Lee believes that challenges, particularly affordability concerns, inflationary pressures and global uncertainties, still persist amidst the optimism.

“Tackling these challenges will require collaborative efforts and innovative strategies,” she said.

According to the National Property Information Centre (NAPIC), Malaysia's property transaction values soared to a five-year high of RM105.65 billion in the first half of 2024, marking an impressive 23.8% year-on-year growth.

Moreover, the Kuala Lumpur Property Index is seen to rise by 31.17% in 2024, and the residential overhang situation has also improved, with a 12.3% reduction in volume of unsold properties.

Meanwhile, Knight Frank Malaysia Sdn Bhd executive director Amy Wong expects the property sector’s focus this year to be primarily on the industrial sector as government policies continue to drive foreign direct investments into the country.

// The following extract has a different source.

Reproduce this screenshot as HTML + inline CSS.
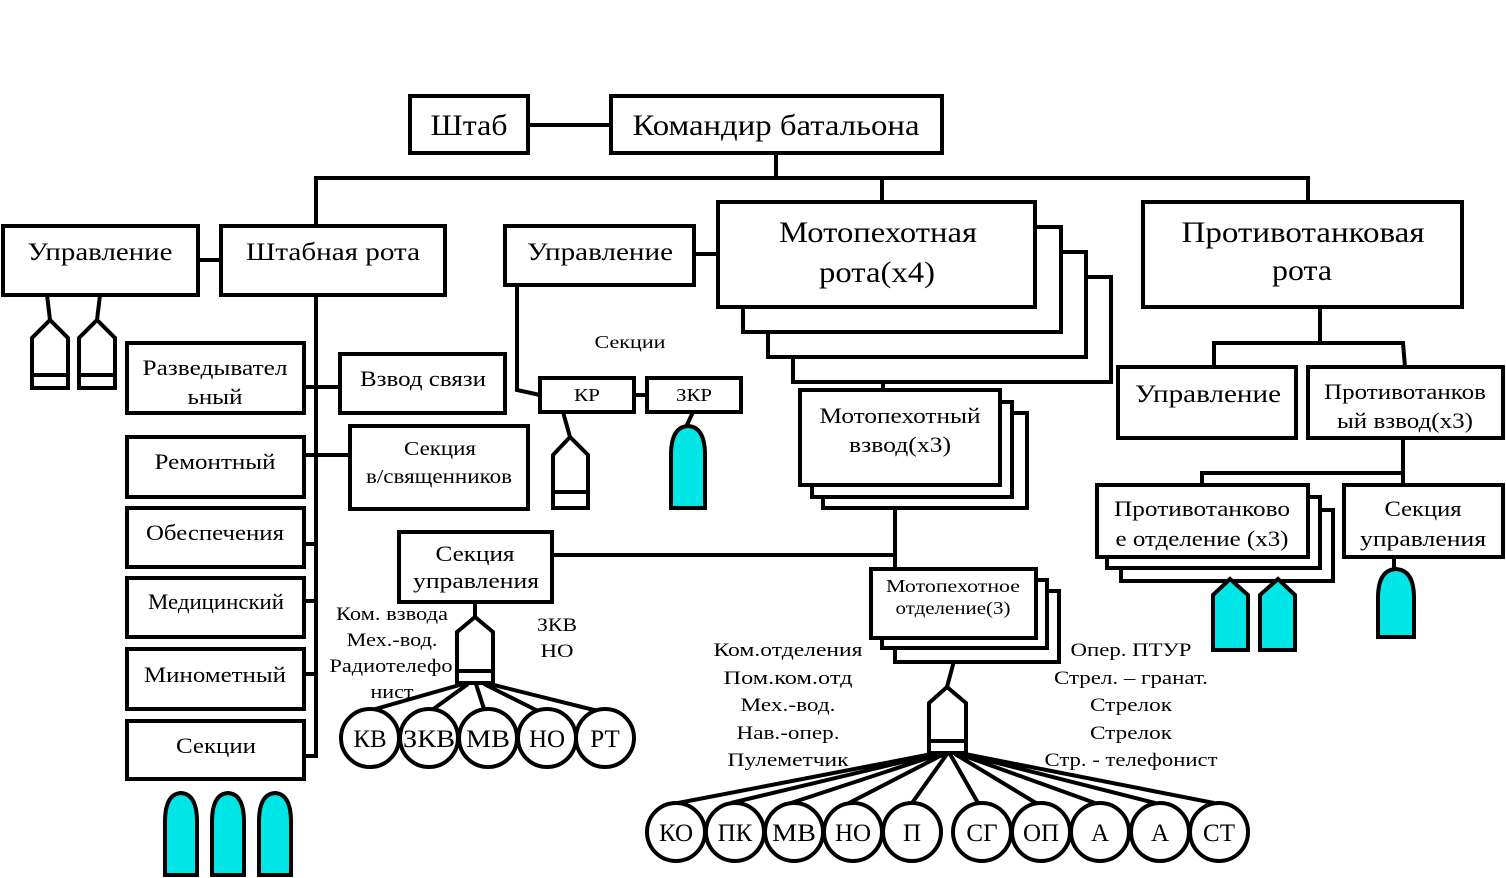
<!DOCTYPE html>
<html><head><meta charset="utf-8"><style>
html,body{margin:0;padding:0;background:#fff;}
svg{display:block}
text{font-family:"Liberation Serif","DejaVu Serif",serif;fill:#000;stroke:none}
</style></head><body>
<svg width="1506" height="878" viewBox="0 0 1506 878" xmlns="http://www.w3.org/2000/svg">
<!-- connectors -->
<g fill="none" stroke="#000" stroke-width="4">
 <path d="M528,125 H611"/>
 <path d="M776,153 V178"/>
 <path d="M314,178 H1310"/>
 <path d="M882,178 V202"/>
 <path d="M1308,178 V202"/>
 <path d="M316,178 V226"/>
 <path d="M198,260 H221"/>
 <path d="M316,295 V758"/>
 <path d="M304,387 H340"/>
 <path d="M304,455 H350"/>
 <path d="M304,544 H316 M304,601 H316 M304,674 H316 M304,756 H316"/>
 <path d="M694,254 H718"/>
 <path d="M517,285 V390 L540,395"/>
 <path d="M634,395 H647"/>
 <path d="M563,412 L570,437"/>
 <path d="M693,412 L686,427"/>
 <path d="M883,380 V390"/>
 <path d="M895,508 V569"/>
 <path d="M552,555 H897"/>
 <path d="M954,661 L947,687"/>
 <path d="M475,602 V617"/>
 <path d="M1320,307 V343"/>
 <path d="M1212,343 H1403 L1405,367"/>
 <path d="M1214,343 V367"/>
 <path d="M1403,438 V485"/>
 <path d="M1200,473 H1403"/>
 <path d="M1202,473 V485"/>
 <path d="M1394,557 V570"/>
 <path d="M47,295 L50,320 M100,295 L97,320"/>
 <!-- KB fan -->
 <path d="M463,684 L372,710 M468,684 L432,710 M476,684 L484,709 M484,684 L540,712 M490,684 L598,711"/>
 <!-- main fan -->
 <path d="M932,754 L678,803 M936,754 L731,803 M940,754 L791,803 M944,754 L849,803 M947,754 L912,803 M950,754 L978,803 M955,754 L1036,803 M959,754 L1095,803 M962,754 L1155,803 M965,754 L1214,803"/>
</g>

<!-- boxes -->
<g fill="#fff" stroke="#000" stroke-width="4">
 <rect x="410" y="96" width="118" height="57"/>
 <rect x="611" y="96" width="331" height="57"/>
 <rect x="3" y="226" width="195" height="69"/>
 <rect x="221" y="226" width="224" height="69"/>
 <rect x="505" y="226" width="189" height="59"/>
 <!-- rota stack -->
 <rect x="793" y="277" width="318" height="105"/>
 <rect x="768" y="252" width="318" height="105"/>
 <rect x="743" y="227" width="318" height="105"/>
 <rect x="718" y="202" width="317" height="105"/>
 <rect x="1143" y="202" width="319" height="105"/>
 <rect x="127" y="343" width="177" height="70"/>
 <rect x="340" y="354" width="165" height="59"/>
 <rect x="127" y="437" width="177" height="60"/>
 <rect x="350" y="426" width="178" height="83"/>
 <rect x="127" y="508" width="177" height="59"/>
 <rect x="127" y="578" width="177" height="59"/>
 <rect x="127" y="649" width="177" height="60"/>
 <rect x="127" y="721" width="177" height="58"/>
 <rect x="540" y="378" width="94" height="34"/>
 <rect x="647" y="378" width="94" height="34"/>
 <!-- vzvod stack -->
 <rect x="823" y="413" width="204" height="95"/>
 <rect x="812" y="402" width="200" height="95"/>
 <rect x="800" y="390" width="200" height="95"/>
 <rect x="399" y="532" width="153" height="70"/>
 <!-- otdelenie stack -->
 <rect x="895" y="591" width="164" height="71"/>
 <rect x="882" y="580" width="165" height="68"/>
 <rect x="871" y="569" width="165" height="69"/>
 <rect x="1118" y="367" width="178" height="71"/>
 <rect x="1308" y="367" width="195" height="71"/>
 <!-- PT otdelenie stack -->
 <rect x="1121" y="510" width="212" height="71"/>
 <rect x="1107" y="497" width="213" height="71"/>
 <rect x="1097" y="485" width="211" height="72"/>
 <rect x="1344" y="485" width="159" height="72"/>
</g>

<!-- icons -->
<g stroke="#000" stroke-width="4" fill="#fff" stroke-linejoin="miter">
 <path d="M32,388 V338 L50,320 L68,338 V388 Z M32,375 H68"/>
 <path d="M79,388 V338 L97,320 L115,338 V388 Z M79,375 H115"/>
 <path d="M553,508 V455 L570,437 L588,455 V508 Z M553,492 H588"/>
 <path d="M457,683 V632 L475,617 L493,632 V683 Z M457,671 H493"/>
 <path d="M929,753 V703 L947,687 L966,703 V753 Z M929,741 H966"/>
</g>
<g stroke="#000" stroke-width="4" fill="#00e6e6">
 <path d="M165,875 V822 Q165,794 181,793 Q197,794 197,822 V875 Z"/>
 <path d="M212,875 V822 Q212,794 228,793 Q244,794 244,822 V875 Z"/>
 <path d="M259,875 V822 Q259,794 275,793 Q291,794 291,822 V875 Z"/>
 <path d="M671,508 V455 Q671,427 688,426 Q705,427 705,455 V508 Z"/>
 <path d="M1378,637 V598 Q1378,570 1396,569 Q1414,570 1414,598 V637 Z"/>
 <path d="M1213,650 V595 L1230,579 L1248,595 V650 Z"/>
 <path d="M1260,650 V595 L1278,579 L1295,595 V650 Z"/>
</g>

<!-- circles -->
<g stroke="#000" stroke-width="4" fill="#fff">
 <circle cx="370" cy="738" r="29"/>
 <circle cx="429" cy="738" r="29"/>
 <circle cx="488" cy="738" r="29"/>
 <circle cx="547" cy="738" r="29"/>
 <circle cx="605" cy="738" r="29"/>
 <circle cx="676" cy="832" r="29"/>
 <circle cx="735" cy="832" r="29"/>
 <circle cx="794" cy="832" r="29"/>
 <circle cx="853" cy="832" r="29"/>
 <circle cx="912" cy="832" r="29"/>
 <circle cx="982" cy="832" r="29"/>
 <circle cx="1041" cy="832" r="29"/>
 <circle cx="1100" cy="832" r="29"/>
 <circle cx="1160" cy="832" r="29"/>
 <circle cx="1219" cy="832" r="29"/>
</g>

<!-- texts -->
<g text-anchor="middle" lengthAdjust="spacingAndGlyphs">
 <text x="469" y="135" font-size="30" textLength="77" lengthAdjust="spacingAndGlyphs">Штаб</text>
 <text x="776" y="135" font-size="30" textLength="287" lengthAdjust="spacingAndGlyphs">Командир батальона</text>
 <text x="100" y="260" font-size="25" textLength="145" lengthAdjust="spacingAndGlyphs">Управление</text>
 <text x="333" y="260" font-size="25" textLength="174" lengthAdjust="spacingAndGlyphs">Штабная рота</text>
 <text x="600" y="260" font-size="25" textLength="146" lengthAdjust="spacingAndGlyphs">Управление</text>
 <text x="878" y="242" font-size="30" textLength="198" lengthAdjust="spacingAndGlyphs">Мотопехотная</text>
 <text x="877" y="282" font-size="30" textLength="116" lengthAdjust="spacingAndGlyphs">рота(х4)</text>
 <text x="1303" y="242" font-size="30" textLength="243" lengthAdjust="spacingAndGlyphs">Противотанковая</text>
 <text x="1302" y="280" font-size="30" textLength="60" lengthAdjust="spacingAndGlyphs">рота</text>
 <text x="630" y="348" font-size="18" textLength="71" lengthAdjust="spacingAndGlyphs">Секции</text>
 <text x="215" y="375" font-size="22" textLength="145" lengthAdjust="spacingAndGlyphs">Разведывател</text>
 <text x="215" y="404" font-size="22" textLength="55" lengthAdjust="spacingAndGlyphs">ьный</text>
 <text x="423" y="386" font-size="22" textLength="126" lengthAdjust="spacingAndGlyphs">Взвод связи</text>
 <text x="587" y="401" font-size="18" textLength="26" lengthAdjust="spacingAndGlyphs">КР</text>
 <text x="694" y="401" font-size="18" textLength="36" lengthAdjust="spacingAndGlyphs">ЗКР</text>
 <text x="215" y="469" font-size="22" textLength="121" lengthAdjust="spacingAndGlyphs">Ремонтный</text>
 <text x="440" y="455" font-size="20" textLength="72" lengthAdjust="spacingAndGlyphs">Секция</text>
 <text x="439" y="483" font-size="20" textLength="146" lengthAdjust="spacingAndGlyphs">в/священников</text>
 <text x="215" y="540" font-size="22" textLength="138" lengthAdjust="spacingAndGlyphs">Обеспечения</text>
 <text x="216" y="609" font-size="22" textLength="136" lengthAdjust="spacingAndGlyphs">Медицинский</text>
 <text x="215" y="682" font-size="22" textLength="142" lengthAdjust="spacingAndGlyphs">Минометный</text>
 <text x="216" y="753" font-size="22" textLength="80" lengthAdjust="spacingAndGlyphs">Секции</text>
 <text x="900" y="423" font-size="22" textLength="161" lengthAdjust="spacingAndGlyphs">Мотопехотный</text>
 <text x="900" y="452" font-size="22" textLength="102" lengthAdjust="spacingAndGlyphs">взвод(х3)</text>
 <text x="475" y="561" font-size="22" textLength="79" lengthAdjust="spacingAndGlyphs">Секция</text>
 <text x="476" y="588" font-size="22" textLength="126" lengthAdjust="spacingAndGlyphs">управления</text>
 <text x="392" y="620" font-size="19" textLength="112" lengthAdjust="spacingAndGlyphs">Ком. взвода</text>
 <text x="392" y="646" font-size="19" textLength="91" lengthAdjust="spacingAndGlyphs">Мех.-вод.</text>
 <text x="391" y="672" font-size="19" textLength="123" lengthAdjust="spacingAndGlyphs">Радиотелефо</text>
 <text x="392" y="698" font-size="19" textLength="43" lengthAdjust="spacingAndGlyphs">нист</text>
 <text x="557" y="631" font-size="19" textLength="40" lengthAdjust="spacingAndGlyphs">ЗКВ</text>
 <text x="557" y="657" font-size="19" textLength="33" lengthAdjust="spacingAndGlyphs">НО</text>
 <text x="953" y="592" font-size="18" textLength="134" lengthAdjust="spacingAndGlyphs">Мотопехотное</text>
 <text x="953" y="614" font-size="18" textLength="115" lengthAdjust="spacingAndGlyphs">отделение(3)</text>
 <text x="788" y="656" font-size="19" textLength="149" lengthAdjust="spacingAndGlyphs">Ком.отделения</text>
 <text x="788" y="684" font-size="19" textLength="129" lengthAdjust="spacingAndGlyphs">Пом.ком.отд</text>
 <text x="788" y="711" font-size="19" textLength="95" lengthAdjust="spacingAndGlyphs">Мех.-вод.</text>
 <text x="788" y="739" font-size="19" textLength="103" lengthAdjust="spacingAndGlyphs">Нав.-опер.</text>
 <text x="788" y="766" font-size="19" textLength="121" lengthAdjust="spacingAndGlyphs">Пулеметчик</text>
 <text x="1131" y="656" font-size="19" textLength="121" lengthAdjust="spacingAndGlyphs">Опер. ПТУР</text>
 <text x="1131" y="684" font-size="19" textLength="154" lengthAdjust="spacingAndGlyphs">Стрел. – гранат.</text>
 <text x="1131" y="711" font-size="19" textLength="82" lengthAdjust="spacingAndGlyphs">Стрелок</text>
 <text x="1131" y="739" font-size="19" textLength="82" lengthAdjust="spacingAndGlyphs">Стрелок</text>
 <text x="1131" y="766" font-size="19" textLength="173" lengthAdjust="spacingAndGlyphs">Стр. - телефонист</text>
 <text x="1208" y="402" font-size="25" textLength="146" lengthAdjust="spacingAndGlyphs">Управление</text>
 <text x="1405" y="399" font-size="22" textLength="162" lengthAdjust="spacingAndGlyphs">Противотанков</text>
 <text x="1405" y="428" font-size="22" textLength="136" lengthAdjust="spacingAndGlyphs">ый взвод(х3)</text>
 <text x="1202" y="516" font-size="22" textLength="176" lengthAdjust="spacingAndGlyphs">Противотанково</text>
 <text x="1202" y="546" font-size="22" textLength="173" lengthAdjust="spacingAndGlyphs">е отделение (х3)</text>
 <text x="1423" y="516" font-size="22" textLength="77" lengthAdjust="spacingAndGlyphs">Секция</text>
 <text x="1423" y="546" font-size="22" textLength="126" lengthAdjust="spacingAndGlyphs">управления</text>
 <!-- circle labels -->
 <text x="370" y="747" font-size="25">КВ</text>
 <text x="429" y="747" font-size="25" textLength="52" lengthAdjust="spacingAndGlyphs">ЗКВ</text>
 <text x="488" y="747" font-size="25" textLength="44" lengthAdjust="spacingAndGlyphs">МВ</text>
 <text x="547" y="747" font-size="25">НО</text>
 <text x="605" y="747" font-size="25">РТ</text>
 <text x="676" y="841" font-size="25">КО</text>
 <text x="735" y="841" font-size="25">ПК</text>
 <text x="794" y="841" font-size="25" textLength="44" lengthAdjust="spacingAndGlyphs">МВ</text>
 <text x="853" y="841" font-size="25">НО</text>
 <text x="912" y="841" font-size="25">П</text>
 <text x="982" y="841" font-size="25">СГ</text>
 <text x="1041" y="841" font-size="25">ОП</text>
 <text x="1100" y="841" font-size="25">А</text>
 <text x="1160" y="841" font-size="25">А</text>
 <text x="1219" y="841" font-size="25">СТ</text>
</g>
</svg>
</body></html>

“Foreign investments mean manufacturing plants, driving these multinational corporations to set up their plants here in Malaysia.

“The Klang Valley, which is the central area, has ports and airports, while Johor also boasts a strong port in relation to its proximity to Singapore. Additionally, Penang and Kedah up north are known for their electrical and electronics hubs,” she said.